Бравые, находчивые ребята – никакой философии, никакой политики, но если позвал друг… Друг, любимая, верная кружка рома, честная мужская драка, после которой бойцы обмениваются рукопожатиями, а не извергают брызжущие кровавыми слюнями визгливые угрозы… Но неодолимее всего манила все-таки трагедия: «Он смотрел на нас. Он неотрывно смотрел на нас». «“Пат, говорю я, Пат!” И впервые она не отвечает мне».
Еще глубоким дошкольником я обожал играть в войну один – чтоб никто не мешал как следует погибнуть, красиво раскинув руки на снегу, – вся атака была только прелюдией к этому прекрасному мигу. Не мигу – я мог чуть ли не часами лежать, скорбно глядя в небо и чувствуя, как тянет под мышкой уже маловатое пальтецо, доставшееся от брата. Никогда победа не влекла меня – только прекрасная гибель. «Ты чего валяешься?» – вдруг грубо вторгнется реальность – понесло кого-то из больших с рудника прямиком через отвалы, – приходится спешно вскакивать и отряхиваться: в этом хамском мире приходится стыдиться всего высокого.
То есть трагического.
Помню, уже студентом увидел в «Литературке» фотографию Ремарка с последней женой – и уж так меня покоробила и ее фотомодельность, и его самодовольная улыбка немолодого иностранца… Я понимал, конечно, что Ремарк не обязан вечно сутулиться в обгорелой гимнастерке над остывающим телом любимой, но и так вот склабиться… В молитвенном экстазе пытаясь подгримировать отца под всепонимающего старшего друга, я уговорил и его прочесть обожаемую поэму, но отец очень скоро пожал плечами: «Пьют, пьют…» – у меня буквально слезы выступили от обиды – не столько за себя, сколько за творца этого скорбного и прекрасного мира.

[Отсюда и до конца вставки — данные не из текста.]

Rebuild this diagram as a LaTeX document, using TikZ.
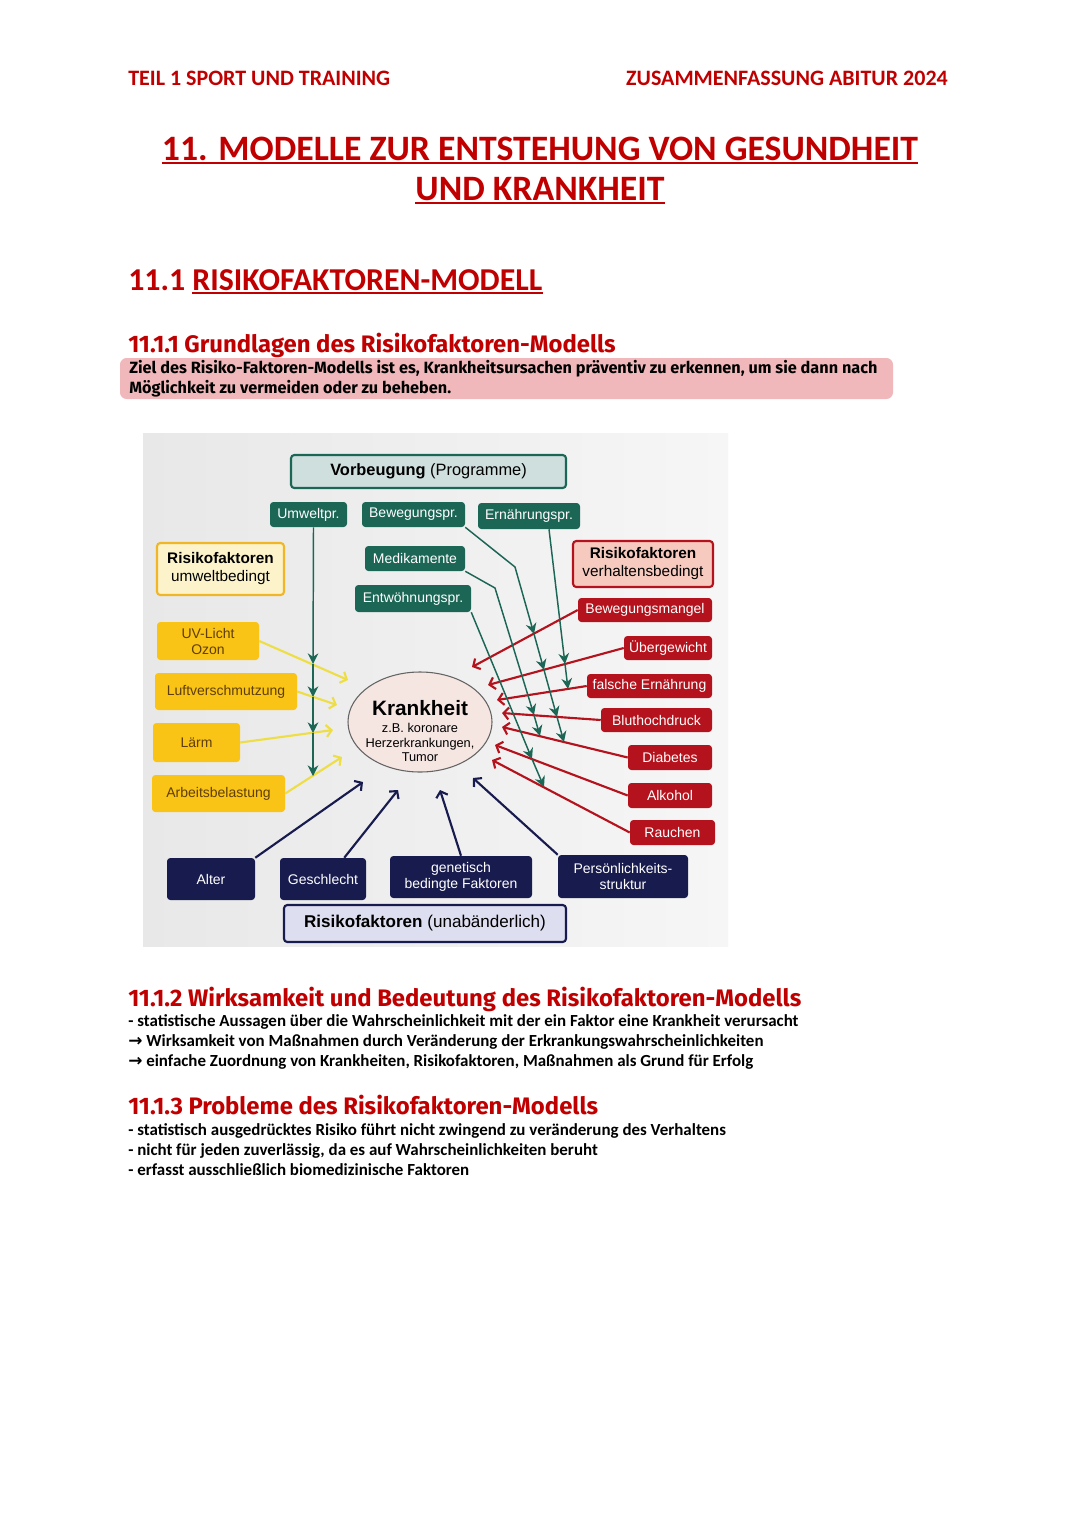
\documentclass[tikz,border=0pt]{standalone}
\usepackage{fontspec}
\setmainfont{Carlito}
\setsansfont{Liberation Sans}
\newfontfamily\subfont{Fira Sans}
\newfontfamily\symfont{DejaVu Sans}
\usetikzlibrary{arrows.meta, shapes.geometric}

\definecolor{headred}{RGB}{192,0,0}
\definecolor{zielpink}{RGB}{240,184,186}
\definecolor{photogray}{RGB}{232,232,232}
\definecolor{photolight}{RGB}{246,246,246}
\definecolor{prevgreen}{RGB}{28,102,86}
\definecolor{prevlight}{RGB}{206,223,221}
\definecolor{riskred}{RGB}{180,18,28}
\definecolor{riskpink}{RGB}{246,202,190}
\definecolor{envyellow}{RGB}{250,196,22}
\definecolor{envlight}{RGB}{252,243,202}
\definecolor{envborder}{RGB}{240,182,40}
\definecolor{envline}{RGB}{238,222,70}
\definecolor{envtext}{RGB}{95,62,10}
\definecolor{fixnavy}{RGB}{24,27,78}
\definecolor{fixlight}{RGB}{221,222,240}
\definecolor{sickpink}{RGB}{246,230,226}
\definecolor{sickgray}{RGB}{100,100,100}

\tikzset{
  boxsize/.style 2 args={minimum width=#1*0.75pt, minimum height=#2*0.75pt},
  boxtext/.style={font=\sffamily\fontsize{10.5}{12.5}\selectfont, inner sep=0pt, align=center, rounded corners=2.5pt},
  prevbox/.style={boxtext, fill=prevgreen, text=white},
  riskbox/.style={boxtext, fill=riskred, text=white},
  envbox/.style={boxtext, fill=envyellow, text=envtext},
  fixbox/.style={boxtext, fill=fixnavy, text=white},
  headbox/.style={boxtext, font=\sffamily\fontsize{11.5}{13.5}\selectfont, line width=1.6pt},
  envarrow/.style={envline, line width=1.6pt, -{Straight Barb[length=4pt, width=9pt]}},
  riskarrow/.style={riskred, line width=1.6pt, -{Straight Barb[length=4pt, width=9pt]}},
  fixarrow/.style={fixnavy, line width=1.6pt, -{Straight Barb[length=4pt, width=9pt]}},
  prevline/.style={prevgreen, line width=1.1pt, -{Stealth[length=8pt, width=8pt]}},
  underl/.style={headred, line width=1.4pt},
  pagehead/.style={font=\bfseries\fontsize{16.5}{20}\selectfont, text=headred, inner sep=0pt},
  pagetitle/.style={font=\bfseries\fontsize{26.8}{32}\selectfont, text=headred, inner sep=0pt, anchor=base},
  sectitle/.style={font=\bfseries\fontsize{23.9}{28}\selectfont, text=headred, inner sep=0pt, anchor=base west},
  subtitle/.style={font=\subfont\bfseries\fontsize{17.9}{21}\selectfont, text=headred, inner sep=0pt, anchor=base west},
  zielline/.style={font=\subfont\bfseries\fontsize{12.2}{15}\selectfont, inner sep=0pt, anchor=base west},
  bodyline/.style={font=\bfseries\fontsize{12.7}{15}\selectfont, inner sep=0pt, anchor=base west},
}

\begin{document}
\begin{tikzpicture}[x=0.75pt, y=-0.75pt]
  \useasboundingbox (0,0) rectangle (1080,1528);
  \fill[white] (0,0) rectangle (1080,1528);

  % page head
  \node[pagehead, anchor=base west] (teil) at (128,85) {TEIL 1 SPORT UND TRAINING};
  \node[pagehead, anchor=base east] (abitur) at (948,85) {ZUSAMMENFASSUNG ABITUR 2024};
  \node[pagetitle] (title1) at (540,160) {11. MODELLE ZUR ENTSTEHUNG VON GESUNDHEIT};
  \node[pagetitle] (title2) at (540,200) {UND KRANKHEIT};
  \draw[underl] ([yshift=-2pt]title1.south west) -- ([yshift=-2pt]title1.south east);
  \draw[underl] ([yshift=-2pt]title2.south west) -- ([yshift=-2pt]title2.south east);
  \node[sectitle] (secnum) at (128,290) {11.1};
  \node[sectitle] (secword) at ([xshift=5pt]secnum.base east) {RISIKOFAKTOREN-MODELL};
  \draw[underl] ([yshift=-2pt]secword.south west) -- ([yshift=-2pt]secword.south east);

  % 11.1.1
  \node[subtitle] (sub1) at (128,352) {11.1.1 Grundlagen des Risikofaktoren-Modells};
  \node[fill=zielpink, rounded corners=5pt, boxsize={773}{41}] (ziel) at (506.5,378.5) {};
  \node[zielline] (ziel1) at (129,373) {Ziel des Risiko-Faktoren-Modells ist es, Krankheitsursachen präventiv zu erkennen, um sie dann nach};
  \node[zielline] (ziel2) at (129,393) {Möglichkeit zu vermeiden oder zu beheben.};

  % photo of the model
  \shade[left color=photogray, right color=photolight] (143,433) rectangle (728,946);

  % prevention
  \node[headbox, draw=prevgreen, fill=prevlight, font=\sffamily\fontsize{12.3}{14}\selectfont, boxsize={275}{33}] (vorb) at (428.5,471.5) {\textbf{Vorbeugung} (Programme)};
  \node[prevbox, boxsize={77}{25}] (umw) at (308.5,514.5) {Umweltpr.};
  \node[prevbox, boxsize={103}{25}] (bewpr) at (413.5,514.5) {Bewegungspr.};
  \node[prevbox, boxsize={102}{26}] (ernpr) at (529,516) {Ernährungspr.};
  \node[prevbox, boxsize={100}{25}] (medi) at (415,558.5) {Medikamente};
  \node[prevbox, boxsize={116}{27}] (entw) at (413,598.5) {Entwöhnungspr.};

  % environment factors
  \node[headbox, draw=envborder, fill=envlight, boxsize={127}{52}] (rfumw) at (220.5,569) {\textbf{Risikofaktoren}\\umweltbedingt};
  \node[envbox, boxsize={102}{38}, font=\sffamily\fontsize{10.5}{12}\selectfont] (uv) at (208,641) {UV-Licht\\Ozon};
  \node[envbox, boxsize={142}{37}] (luft) at (226,691.5) {Luftverschmutzung};
  \node[envbox, boxsize={87}{39}] (laerm) at (196.5,742.5) {Lärm};
  \node[envbox, boxsize={133}{37}] (arb) at (218.5,793.5) {Arbeitsbelastung};

  % behaviour factors
  \node[headbox, draw=riskred, fill=riskpink, boxsize={140}{46}] (rfverh) at (643,564) {\textbf{Risikofaktoren}\\verhaltensbedingt};
  \node[riskbox, boxsize={134}{24}] (bewm) at (645,610) {Bewegungsmangel};
  \node[riskbox, boxsize={88}{24}] (ueber) at (668,648) {Übergewicht};
  \node[riskbox, boxsize={125}{24}] (falsch) at (649.5,686) {falsche Ernährung};
  \node[riskbox, boxsize={111}{24}] (blut) at (656.5,720) {Bluthochdruck};
  \node[riskbox, boxsize={84}{25}] (diab) at (670,757.5) {Diabetes};
  \node[riskbox, boxsize={84}{25}] (alk) at (670,795.5) {Alkohol};
  \node[riskbox, boxsize={85}{25}] (rauch) at (672.5,832.5) {Rauchen};

  % disease
  \node[ellipse, draw=sickgray, fill=sickpink, line width=0.8pt, inner sep=0pt, boxsize={144}{100}] (krank) at (420,722) {};
  \node[align=center, inner sep=0pt, font=\sffamily\fontsize{9.6}{11}\selectfont] (kranktext) at (420,731)
    {{\fontsize{15.6}{18}\selectfont\textbf{Krankheit}}\\[2pt]z.B. koronare\\Herzerkrankungen,\\Tumor};

  % fixed factors
  \node[fixbox, boxsize={88}{42}] (alter) at (211,879) {Alter};
  \node[fixbox, boxsize={86}{42}] (geschl) at (323,879) {Geschlecht};
  \node[fixbox, boxsize={142}{42}] (gen) at (461,877) {genetisch\\bedingte Faktoren};
  \node[fixbox, boxsize={130}{43}] (pers) at (623,876.5) {Persönlichkeits-\\struktur};
  \node[headbox, draw=fixnavy, fill=fixlight, font=\sffamily\fontsize{12.8}{15}\selectfont, boxsize={282}{37}] (rffix) at (425,923.5) {\textbf{Risikofaktoren} (unabänderlich)};

  % arrow ends at the disease
  \coordinate (kuv) at (348,680);
  \coordinate (kluft) at (337,705);
  \coordinate (klaerm) at (333,730);
  \coordinate (karb) at (342,757);
  \coordinate (kbewm) at (472,667);
  \coordinate (kueber) at (488,685);
  \coordinate (kfalsch) at (497,700);
  \coordinate (kblut) at (502,713);
  \coordinate (kdiab) at (502,727);
  \coordinate (kalk) at (495,745);
  \coordinate (krauch) at (492,760);
  \coordinate (kalter) at (363,782);
  \coordinate (kgeschl) at (398,790);
  \coordinate (kgen) at (440,790);
  \coordinate (kpers) at (473,778);

  % where prevention cuts in
  \coordinate (u1) at (313,664);
  \coordinate (u2) at (313,697);
  \coordinate (u3) at (313,733);
  \coordinate (u4) at (313,776);
  \coordinate (bk) at (515,567);
  \coordinate (b1) at (534,634);
  \coordinate (b2) at (544,670);
  \coordinate (b3) at (557,717);
  \coordinate (b4) at (564,742);
  \coordinate (mk) at (495,588);
  \coordinate (m1) at (534,715);
  \coordinate (m2) at (540,736);
  \coordinate (e1) at (532,759);
  \coordinate (e2) at (544,787);
  \coordinate (r1) at (565,664);
  \coordinate (r2) at (568,689);

  % risk arrows
  \draw[envarrow] (uv.east) -- (kuv);
  \draw[envarrow] (luft.east) -- (kluft);
  \draw[envarrow] (laerm.east) -- (klaerm);
  \draw[envarrow] (arb.east) -- (karb);
  \draw[riskarrow] (bewm.west) -- (kbewm);
  \draw[riskarrow] (ueber.west) -- (kueber);
  \draw[riskarrow] (falsch.west) -- (kfalsch);
  \draw[riskarrow] (blut.west) -- (kblut);
  \draw[riskarrow] (diab.west) -- (kdiab);
  \draw[riskarrow] (alk.west) -- (kalk);
  \draw[riskarrow] (rauch.west) -- (krauch);
  \draw[fixarrow] (alter.north east) -- (kalter);
  \draw[fixarrow] (geschl.45) -- (kgeschl);
  \draw[fixarrow] (gen.north) -- (kgen);
  \draw[fixarrow] (pers.north west) -- (kpers);

  % prevention lines
  \draw[prevline] ([xshift=3.75pt]umw.south) -- (u1);
  \draw[prevline] (u1) -- (u2);
  \draw[prevline] (u2) -- (u3);
  \draw[prevline] (u3) -- (u4);
  \draw[prevline] (bewpr.south east) -- (bk) -- (b1);
  \draw[prevline] (b1) -- (b2);
  \draw[prevline] (b2) -- (b3);
  \draw[prevline] (b3) -- (b4);
  \draw[prevline] (medi.south east) -- (mk) -- (m1);
  \draw[prevline] (m1) -- (m2);
  \draw[prevline] (entw.south east) -- (e1);
  \draw[prevline] (e1) -- (e2);
  \draw[prevline] ([xshift=15pt]ernpr.south) -- (r1);
  \draw[prevline] (r1) -- (r2);

  % 11.1.2
  \node[subtitle] (sub2) at (128,1006) {11.1.2 Wirksamkeit und Bedeutung des Risikofaktoren-Modells};
  \node[bodyline] (w1) at (128,1026) {- statistische Aussagen über die Wahrscheinlichkeit mit der ein Faktor eine Krankheit verursacht};
  \node[bodyline] (w2) at (128,1046) {{\symfont →} Wirksamkeit von Maßnahmen durch Veränderung der Erkrankungswahrscheinlichkeiten};
  \node[bodyline] (w3) at (128,1066) {{\symfont →} einfache Zuordnung von Krankheiten, Risikofaktoren, Maßnahmen als Grund für Erfolg};

  % 11.1.3
  \node[subtitle] (sub3) at (128,1114) {11.1.3 Probleme des Risikofaktoren-Modells};
  \node[bodyline] (p1) at (128,1135) {- statistisch ausgedrücktes Risiko führt nicht zwingend zu veränderung des Verhaltens};
  \node[bodyline] (p2) at (128,1155) {- nicht für jeden zuverlässig, da es auf Wahrscheinlichkeiten beruht};
  \node[bodyline] (p3) at (128,1175) {- erfasst ausschließlich biomedizinische Faktoren};
\end{tikzpicture}
\end{document}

И вот, расплющившись коленями по вздутой тумбе стола, прилипнув потными локтями к покоробленной клеенке и продолжая время от времени награждать себя затрещинами, я снова глотал и глотал этот простенький наркотик, ведь только простое и можно любить без оговорок, сколько народу я перегримировал – не в трех мушкетеров, а в трех товарищей, но никто мне не дался – даже я сам. Даже чахоточная дева Катька не пожелала обратиться в Пат, хоть я и плакал однажды в морозном тамбуре, глотая из горла ледяную кашу портвейна… А я и не замечал этих перлов – «вдруг она расхохоталась сердечно и беззаботно», «я чувствовал, как меня захлестывает горячая волна», «меня обдала волна тепла и блеска, нежная, переливчатая, полная грез, тоски и молодости»… Может быть, даже тривиальная сентиментальность лучше нетривиальной мертвенности?